▶ [Information shown]:
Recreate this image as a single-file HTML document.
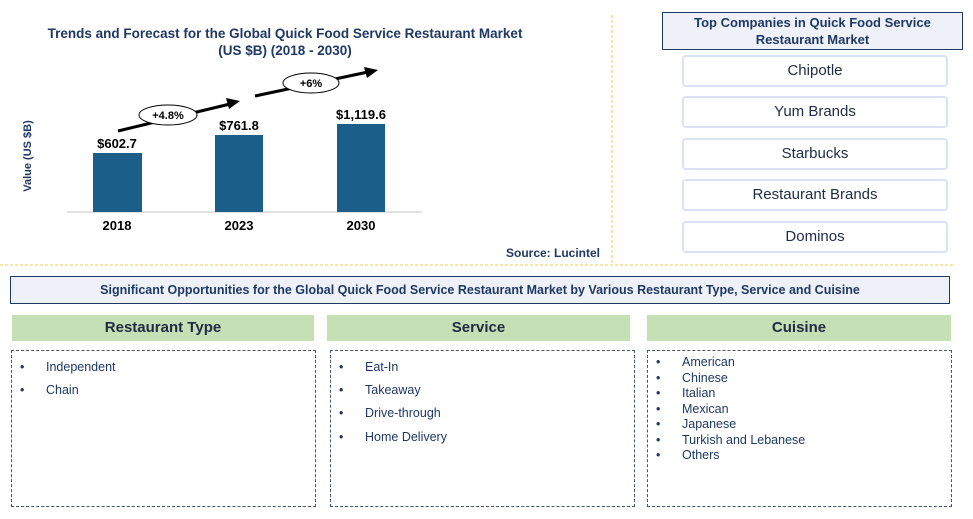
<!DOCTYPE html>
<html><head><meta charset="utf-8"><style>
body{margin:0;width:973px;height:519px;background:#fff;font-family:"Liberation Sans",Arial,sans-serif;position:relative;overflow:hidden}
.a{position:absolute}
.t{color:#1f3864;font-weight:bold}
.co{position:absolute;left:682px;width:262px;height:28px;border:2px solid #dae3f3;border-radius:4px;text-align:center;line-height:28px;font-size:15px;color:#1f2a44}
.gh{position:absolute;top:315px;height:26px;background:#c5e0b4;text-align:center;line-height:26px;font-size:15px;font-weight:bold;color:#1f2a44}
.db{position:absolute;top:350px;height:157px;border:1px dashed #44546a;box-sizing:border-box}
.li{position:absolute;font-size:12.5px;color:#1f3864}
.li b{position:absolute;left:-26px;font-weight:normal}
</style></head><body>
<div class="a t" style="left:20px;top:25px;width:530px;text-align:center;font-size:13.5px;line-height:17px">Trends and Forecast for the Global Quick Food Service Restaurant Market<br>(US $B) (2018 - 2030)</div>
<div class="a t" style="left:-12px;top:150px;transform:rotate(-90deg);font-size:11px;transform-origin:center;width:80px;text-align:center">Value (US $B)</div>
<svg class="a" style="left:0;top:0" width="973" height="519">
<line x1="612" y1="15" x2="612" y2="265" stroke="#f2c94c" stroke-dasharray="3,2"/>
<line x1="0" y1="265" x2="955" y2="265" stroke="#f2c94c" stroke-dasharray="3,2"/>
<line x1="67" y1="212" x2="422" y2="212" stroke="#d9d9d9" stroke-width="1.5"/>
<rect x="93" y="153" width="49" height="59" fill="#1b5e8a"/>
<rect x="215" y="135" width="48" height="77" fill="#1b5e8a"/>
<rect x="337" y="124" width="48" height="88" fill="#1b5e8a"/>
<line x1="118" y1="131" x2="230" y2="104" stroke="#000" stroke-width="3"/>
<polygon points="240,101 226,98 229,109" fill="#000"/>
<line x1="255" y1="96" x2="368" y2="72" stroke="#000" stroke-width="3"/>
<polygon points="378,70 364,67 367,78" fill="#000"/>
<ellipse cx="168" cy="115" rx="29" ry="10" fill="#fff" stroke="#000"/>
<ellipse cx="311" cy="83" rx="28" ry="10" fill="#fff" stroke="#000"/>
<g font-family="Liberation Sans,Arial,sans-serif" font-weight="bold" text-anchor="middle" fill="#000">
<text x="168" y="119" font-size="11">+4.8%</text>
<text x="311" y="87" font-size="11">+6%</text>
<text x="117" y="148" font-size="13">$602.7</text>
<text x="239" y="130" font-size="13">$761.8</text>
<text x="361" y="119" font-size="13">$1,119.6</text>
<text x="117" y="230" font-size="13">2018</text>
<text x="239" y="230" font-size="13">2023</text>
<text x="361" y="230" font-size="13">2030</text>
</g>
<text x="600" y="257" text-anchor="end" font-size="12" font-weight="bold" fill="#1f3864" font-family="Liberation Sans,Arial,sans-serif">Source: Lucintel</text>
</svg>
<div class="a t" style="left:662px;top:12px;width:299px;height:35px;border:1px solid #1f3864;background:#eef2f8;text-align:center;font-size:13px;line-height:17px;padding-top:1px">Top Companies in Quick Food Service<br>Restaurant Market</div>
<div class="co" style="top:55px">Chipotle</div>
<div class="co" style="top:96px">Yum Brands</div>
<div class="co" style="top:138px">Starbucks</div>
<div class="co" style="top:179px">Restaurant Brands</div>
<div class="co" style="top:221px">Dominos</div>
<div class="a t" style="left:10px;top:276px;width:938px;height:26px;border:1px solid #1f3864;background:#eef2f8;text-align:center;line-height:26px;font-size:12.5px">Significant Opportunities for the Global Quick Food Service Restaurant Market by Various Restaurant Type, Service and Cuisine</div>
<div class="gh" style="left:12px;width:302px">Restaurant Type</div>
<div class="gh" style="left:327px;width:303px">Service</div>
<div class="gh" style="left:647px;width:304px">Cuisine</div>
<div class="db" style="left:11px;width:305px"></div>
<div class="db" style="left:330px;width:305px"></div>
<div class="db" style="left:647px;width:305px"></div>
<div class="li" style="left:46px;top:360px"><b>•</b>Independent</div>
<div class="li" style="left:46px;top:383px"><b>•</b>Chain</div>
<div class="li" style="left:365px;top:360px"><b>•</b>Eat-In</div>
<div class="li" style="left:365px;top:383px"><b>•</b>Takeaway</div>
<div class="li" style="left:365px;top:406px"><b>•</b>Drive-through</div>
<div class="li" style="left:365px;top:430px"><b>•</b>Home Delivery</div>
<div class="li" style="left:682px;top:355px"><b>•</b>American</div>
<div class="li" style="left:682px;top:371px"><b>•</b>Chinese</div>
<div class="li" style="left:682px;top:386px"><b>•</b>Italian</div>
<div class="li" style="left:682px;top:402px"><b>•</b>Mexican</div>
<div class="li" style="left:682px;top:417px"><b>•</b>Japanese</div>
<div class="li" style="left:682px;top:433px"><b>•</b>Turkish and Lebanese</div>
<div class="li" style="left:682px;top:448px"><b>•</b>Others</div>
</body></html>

▶ [Objective]:
Except for the pictures, print the data above exactly.

▶ [Finished task]:
Recreate this image as a single-file HTML document.
<!DOCTYPE html>
<html><head><meta charset="utf-8"><style>
body{margin:0;width:973px;height:519px;background:#fff;font-family:"Liberation Sans",Arial,sans-serif;position:relative;overflow:hidden}
.a{position:absolute}
.t{color:#1f3864;font-weight:bold}
.co{position:absolute;left:682px;width:262px;height:28px;border:2px solid #dae3f3;border-radius:4px;text-align:center;line-height:28px;font-size:15px;color:#1f2a44}
.gh{position:absolute;top:315px;height:26px;background:#c5e0b4;text-align:center;line-height:26px;font-size:15px;font-weight:bold;color:#1f2a44}
.db{position:absolute;top:350px;height:157px;border:1px dashed #44546a;box-sizing:border-box}
.li{position:absolute;font-size:12.5px;color:#1f3864}
.li b{position:absolute;left:-26px;font-weight:normal}
</style></head><body>
<div class="a t" style="left:20px;top:25px;width:530px;text-align:center;font-size:13.5px;line-height:17px">Trends and Forecast for the Global Quick Food Service Restaurant Market<br>(US $B) (2018 - 2030)</div>
<div class="a t" style="left:-12px;top:150px;transform:rotate(-90deg);font-size:11px;transform-origin:center;width:80px;text-align:center">Value (US $B)</div>
<svg class="a" style="left:0;top:0" width="973" height="519">
<line x1="612" y1="15" x2="612" y2="265" stroke="#f2c94c" stroke-dasharray="3,2"/>
<line x1="0" y1="265" x2="955" y2="265" stroke="#f2c94c" stroke-dasharray="3,2"/>
<line x1="67" y1="212" x2="422" y2="212" stroke="#d9d9d9" stroke-width="1.5"/>
<rect x="93" y="153" width="49" height="59" fill="#1b5e8a"/>
<rect x="215" y="135" width="48" height="77" fill="#1b5e8a"/>
<rect x="337" y="124" width="48" height="88" fill="#1b5e8a"/>
<line x1="118" y1="131" x2="230" y2="104" stroke="#000" stroke-width="3"/>
<polygon points="240,101 226,98 229,109" fill="#000"/>
<line x1="255" y1="96" x2="368" y2="72" stroke="#000" stroke-width="3"/>
<polygon points="378,70 364,67 367,78" fill="#000"/>
<ellipse cx="168" cy="115" rx="29" ry="10" fill="#fff" stroke="#000"/>
<ellipse cx="311" cy="83" rx="28" ry="10" fill="#fff" stroke="#000"/>
<g font-family="Liberation Sans,Arial,sans-serif" font-weight="bold" text-anchor="middle" fill="#000">
<text x="168" y="119" font-size="11">+4.8%</text>
<text x="311" y="87" font-size="11">+6%</text>
<text x="117" y="148" font-size="13">$602.7</text>
<text x="239" y="130" font-size="13">$761.8</text>
<text x="361" y="119" font-size="13">$1,119.6</text>
<text x="117" y="230" font-size="13">2018</text>
<text x="239" y="230" font-size="13">2023</text>
<text x="361" y="230" font-size="13">2030</text>
</g>
<text x="600" y="257" text-anchor="end" font-size="12" font-weight="bold" fill="#1f3864" font-family="Liberation Sans,Arial,sans-serif">Source: Lucintel</text>
</svg>
<div class="a t" style="left:662px;top:12px;width:299px;height:35px;border:1px solid #1f3864;background:#eef2f8;text-align:center;font-size:13px;line-height:17px;padding-top:1px">Top Companies in Quick Food Service<br>Restaurant Market</div>
<div class="co" style="top:55px">Chipotle</div>
<div class="co" style="top:96px">Yum Brands</div>
<div class="co" style="top:138px">Starbucks</div>
<div class="co" style="top:179px">Restaurant Brands</div>
<div class="co" style="top:221px">Dominos</div>
<div class="a t" style="left:10px;top:276px;width:938px;height:26px;border:1px solid #1f3864;background:#eef2f8;text-align:center;line-height:26px;font-size:12.5px">Significant Opportunities for the Global Quick Food Service Restaurant Market by Various Restaurant Type, Service and Cuisine</div>
<div class="gh" style="left:12px;width:302px">Restaurant Type</div>
<div class="gh" style="left:327px;width:303px">Service</div>
<div class="gh" style="left:647px;width:304px">Cuisine</div>
<div class="db" style="left:11px;width:305px"></div>
<div class="db" style="left:330px;width:305px"></div>
<div class="db" style="left:647px;width:305px"></div>
<div class="li" style="left:46px;top:360px"><b>•</b>Independent</div>
<div class="li" style="left:46px;top:383px"><b>•</b>Chain</div>
<div class="li" style="left:365px;top:360px"><b>•</b>Eat-In</div>
<div class="li" style="left:365px;top:383px"><b>•</b>Takeaway</div>
<div class="li" style="left:365px;top:406px"><b>•</b>Drive-through</div>
<div class="li" style="left:365px;top:430px"><b>•</b>Home Delivery</div>
<div class="li" style="left:682px;top:355px"><b>•</b>American</div>
<div class="li" style="left:682px;top:371px"><b>•</b>Chinese</div>
<div class="li" style="left:682px;top:386px"><b>•</b>Italian</div>
<div class="li" style="left:682px;top:402px"><b>•</b>Mexican</div>
<div class="li" style="left:682px;top:417px"><b>•</b>Japanese</div>
<div class="li" style="left:682px;top:433px"><b>•</b>Turkish and Lebanese</div>
<div class="li" style="left:682px;top:448px"><b>•</b>Others</div>
</body></html>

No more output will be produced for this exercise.